Write out, precisely and in full, each line of the material.

[Start of RECORDS]

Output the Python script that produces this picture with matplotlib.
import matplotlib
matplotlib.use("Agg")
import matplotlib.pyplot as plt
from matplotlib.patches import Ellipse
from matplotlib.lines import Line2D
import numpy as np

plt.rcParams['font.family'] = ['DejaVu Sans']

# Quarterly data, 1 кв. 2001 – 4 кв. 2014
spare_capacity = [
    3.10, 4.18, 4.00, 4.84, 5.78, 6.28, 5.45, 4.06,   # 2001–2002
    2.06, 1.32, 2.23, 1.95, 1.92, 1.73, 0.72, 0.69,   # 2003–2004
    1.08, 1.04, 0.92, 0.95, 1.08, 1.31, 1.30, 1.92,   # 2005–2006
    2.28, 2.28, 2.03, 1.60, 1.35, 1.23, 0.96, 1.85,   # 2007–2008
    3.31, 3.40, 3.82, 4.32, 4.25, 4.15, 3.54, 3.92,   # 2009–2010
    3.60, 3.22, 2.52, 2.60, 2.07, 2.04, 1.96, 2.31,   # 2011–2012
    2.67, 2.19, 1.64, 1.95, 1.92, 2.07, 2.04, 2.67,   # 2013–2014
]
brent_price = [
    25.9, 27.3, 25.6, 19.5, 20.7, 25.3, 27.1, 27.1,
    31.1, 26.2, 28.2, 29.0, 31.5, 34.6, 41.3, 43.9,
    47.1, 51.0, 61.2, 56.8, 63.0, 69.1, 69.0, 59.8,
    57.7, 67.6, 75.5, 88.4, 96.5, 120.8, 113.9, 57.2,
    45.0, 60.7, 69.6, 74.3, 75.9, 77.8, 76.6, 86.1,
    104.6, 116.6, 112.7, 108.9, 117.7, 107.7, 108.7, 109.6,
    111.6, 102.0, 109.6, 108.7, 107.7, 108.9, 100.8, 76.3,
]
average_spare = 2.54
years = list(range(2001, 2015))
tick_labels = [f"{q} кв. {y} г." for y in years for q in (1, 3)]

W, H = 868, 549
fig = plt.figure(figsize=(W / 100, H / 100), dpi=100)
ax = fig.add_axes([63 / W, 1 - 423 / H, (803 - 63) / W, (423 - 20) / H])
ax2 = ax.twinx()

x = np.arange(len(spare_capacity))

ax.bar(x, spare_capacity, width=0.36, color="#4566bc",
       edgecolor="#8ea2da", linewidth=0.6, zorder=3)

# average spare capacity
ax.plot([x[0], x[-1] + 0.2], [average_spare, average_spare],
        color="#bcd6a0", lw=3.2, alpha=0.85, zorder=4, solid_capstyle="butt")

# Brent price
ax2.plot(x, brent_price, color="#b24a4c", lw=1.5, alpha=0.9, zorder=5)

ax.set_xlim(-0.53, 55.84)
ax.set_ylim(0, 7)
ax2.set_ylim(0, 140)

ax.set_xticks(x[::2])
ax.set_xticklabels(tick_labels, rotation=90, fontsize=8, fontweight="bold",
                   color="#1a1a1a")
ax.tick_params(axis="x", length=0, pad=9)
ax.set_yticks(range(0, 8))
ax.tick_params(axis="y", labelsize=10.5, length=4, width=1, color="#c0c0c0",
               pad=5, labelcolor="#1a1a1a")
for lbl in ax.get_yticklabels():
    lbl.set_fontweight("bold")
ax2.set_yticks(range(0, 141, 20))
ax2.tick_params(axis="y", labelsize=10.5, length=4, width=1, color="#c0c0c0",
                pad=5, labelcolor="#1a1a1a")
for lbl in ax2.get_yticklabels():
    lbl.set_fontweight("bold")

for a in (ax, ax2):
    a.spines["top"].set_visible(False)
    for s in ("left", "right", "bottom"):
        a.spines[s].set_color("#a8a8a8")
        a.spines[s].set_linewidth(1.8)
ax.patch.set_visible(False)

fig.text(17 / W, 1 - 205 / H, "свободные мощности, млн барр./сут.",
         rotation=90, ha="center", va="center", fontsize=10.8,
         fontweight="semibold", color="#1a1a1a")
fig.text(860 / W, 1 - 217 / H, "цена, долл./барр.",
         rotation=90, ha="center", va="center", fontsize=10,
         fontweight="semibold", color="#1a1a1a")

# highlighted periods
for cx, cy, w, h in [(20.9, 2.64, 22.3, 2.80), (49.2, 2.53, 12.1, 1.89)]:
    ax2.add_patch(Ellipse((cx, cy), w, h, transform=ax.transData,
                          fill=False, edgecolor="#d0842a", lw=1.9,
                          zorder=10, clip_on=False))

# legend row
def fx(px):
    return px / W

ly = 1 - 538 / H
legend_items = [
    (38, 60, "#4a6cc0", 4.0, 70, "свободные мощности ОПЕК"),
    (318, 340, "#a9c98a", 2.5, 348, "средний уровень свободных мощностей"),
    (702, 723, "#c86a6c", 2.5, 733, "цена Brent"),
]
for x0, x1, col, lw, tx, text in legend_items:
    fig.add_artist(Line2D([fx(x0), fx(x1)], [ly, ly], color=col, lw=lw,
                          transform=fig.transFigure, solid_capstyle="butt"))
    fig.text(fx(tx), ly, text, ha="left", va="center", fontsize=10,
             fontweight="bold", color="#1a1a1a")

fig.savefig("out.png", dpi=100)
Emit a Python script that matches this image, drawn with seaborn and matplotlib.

[End of RECORDS]

SOLUTION TO THE EXERCISE:
Output the Python script that produces this picture with matplotlib.
import matplotlib
matplotlib.use("Agg")
import matplotlib.pyplot as plt
from matplotlib.patches import Ellipse
from matplotlib.lines import Line2D
import numpy as np

plt.rcParams['font.family'] = ['DejaVu Sans']

# Quarterly data, 1 кв. 2001 – 4 кв. 2014
spare_capacity = [
    3.10, 4.18, 4.00, 4.84, 5.78, 6.28, 5.45, 4.06,   # 2001–2002
    2.06, 1.32, 2.23, 1.95, 1.92, 1.73, 0.72, 0.69,   # 2003–2004
    1.08, 1.04, 0.92, 0.95, 1.08, 1.31, 1.30, 1.92,   # 2005–2006
    2.28, 2.28, 2.03, 1.60, 1.35, 1.23, 0.96, 1.85,   # 2007–2008
    3.31, 3.40, 3.82, 4.32, 4.25, 4.15, 3.54, 3.92,   # 2009–2010
    3.60, 3.22, 2.52, 2.60, 2.07, 2.04, 1.96, 2.31,   # 2011–2012
    2.67, 2.19, 1.64, 1.95, 1.92, 2.07, 2.04, 2.67,   # 2013–2014
]
brent_price = [
    25.9, 27.3, 25.6, 19.5, 20.7, 25.3, 27.1, 27.1,
    31.1, 26.2, 28.2, 29.0, 31.5, 34.6, 41.3, 43.9,
    47.1, 51.0, 61.2, 56.8, 63.0, 69.1, 69.0, 59.8,
    57.7, 67.6, 75.5, 88.4, 96.5, 120.8, 113.9, 57.2,
    45.0, 60.7, 69.6, 74.3, 75.9, 77.8, 76.6, 86.1,
    104.6, 116.6, 112.7, 108.9, 117.7, 107.7, 108.7, 109.6,
    111.6, 102.0, 109.6, 108.7, 107.7, 108.9, 100.8, 76.3,
]
average_spare = 2.54
years = list(range(2001, 2015))
tick_labels = [f"{q} кв. {y} г." for y in years for q in (1, 3)]

W, H = 868, 549
fig = plt.figure(figsize=(W / 100, H / 100), dpi=100)
ax = fig.add_axes([63 / W, 1 - 423 / H, (803 - 63) / W, (423 - 20) / H])
ax2 = ax.twinx()

x = np.arange(len(spare_capacity))

ax.bar(x, spare_capacity, width=0.36, color="#4566bc",
       edgecolor="#8ea2da", linewidth=0.6, zorder=3)

# average spare capacity
ax.plot([x[0], x[-1] + 0.2], [average_spare, average_spare],
        color="#bcd6a0", lw=3.2, alpha=0.85, zorder=4, solid_capstyle="butt")

# Brent price
ax2.plot(x, brent_price, color="#b24a4c", lw=1.5, alpha=0.9, zorder=5)

ax.set_xlim(-0.53, 55.84)
ax.set_ylim(0, 7)
ax2.set_ylim(0, 140)

ax.set_xticks(x[::2])
ax.set_xticklabels(tick_labels, rotation=90, fontsize=8, fontweight="bold",
                   color="#1a1a1a")
ax.tick_params(axis="x", length=0, pad=9)
ax.set_yticks(range(0, 8))
ax.tick_params(axis="y", labelsize=10.5, length=4, width=1, color="#c0c0c0",
               pad=5, labelcolor="#1a1a1a")
for lbl in ax.get_yticklabels():
    lbl.set_fontweight("bold")
ax2.set_yticks(range(0, 141, 20))
ax2.tick_params(axis="y", labelsize=10.5, length=4, width=1, color="#c0c0c0",
                pad=5, labelcolor="#1a1a1a")
for lbl in ax2.get_yticklabels():
    lbl.set_fontweight("bold")

for a in (ax, ax2):
    a.spines["top"].set_visible(False)
    for s in ("left", "right", "bottom"):
        a.spines[s].set_color("#a8a8a8")
        a.spines[s].set_linewidth(1.8)
ax.patch.set_visible(False)

fig.text(17 / W, 1 - 205 / H, "свободные мощности, млн барр./сут.",
         rotation=90, ha="center", va="center", fontsize=10.8,
         fontweight="semibold", color="#1a1a1a")
fig.text(860 / W, 1 - 217 / H, "цена, долл./барр.",
         rotation=90, ha="center", va="center", fontsize=10,
         fontweight="semibold", color="#1a1a1a")

# highlighted periods
for cx, cy, w, h in [(20.9, 2.64, 22.3, 2.80), (49.2, 2.53, 12.1, 1.89)]:
    ax2.add_patch(Ellipse((cx, cy), w, h, transform=ax.transData,
                          fill=False, edgecolor="#d0842a", lw=1.9,
                          zorder=10, clip_on=False))

# legend row
def fx(px):
    return px / W

ly = 1 - 538 / H
legend_items = [
    (38, 60, "#4a6cc0", 4.0, 70, "свободные мощности ОПЕК"),
    (318, 340, "#a9c98a", 2.5, 348, "средний уровень свободных мощностей"),
    (702, 723, "#c86a6c", 2.5, 733, "цена Brent"),
]
for x0, x1, col, lw, tx, text in legend_items:
    fig.add_artist(Line2D([fx(x0), fx(x1)], [ly, ly], color=col, lw=lw,
                          transform=fig.transFigure, solid_capstyle="butt"))
    fig.text(fx(tx), ly, text, ha="left", va="center", fontsize=10,
             fontweight="bold", color="#1a1a1a")

fig.savefig("out.png", dpi=100)
Emit a Python script that matches this image, drawn with seaborn and matplotlib.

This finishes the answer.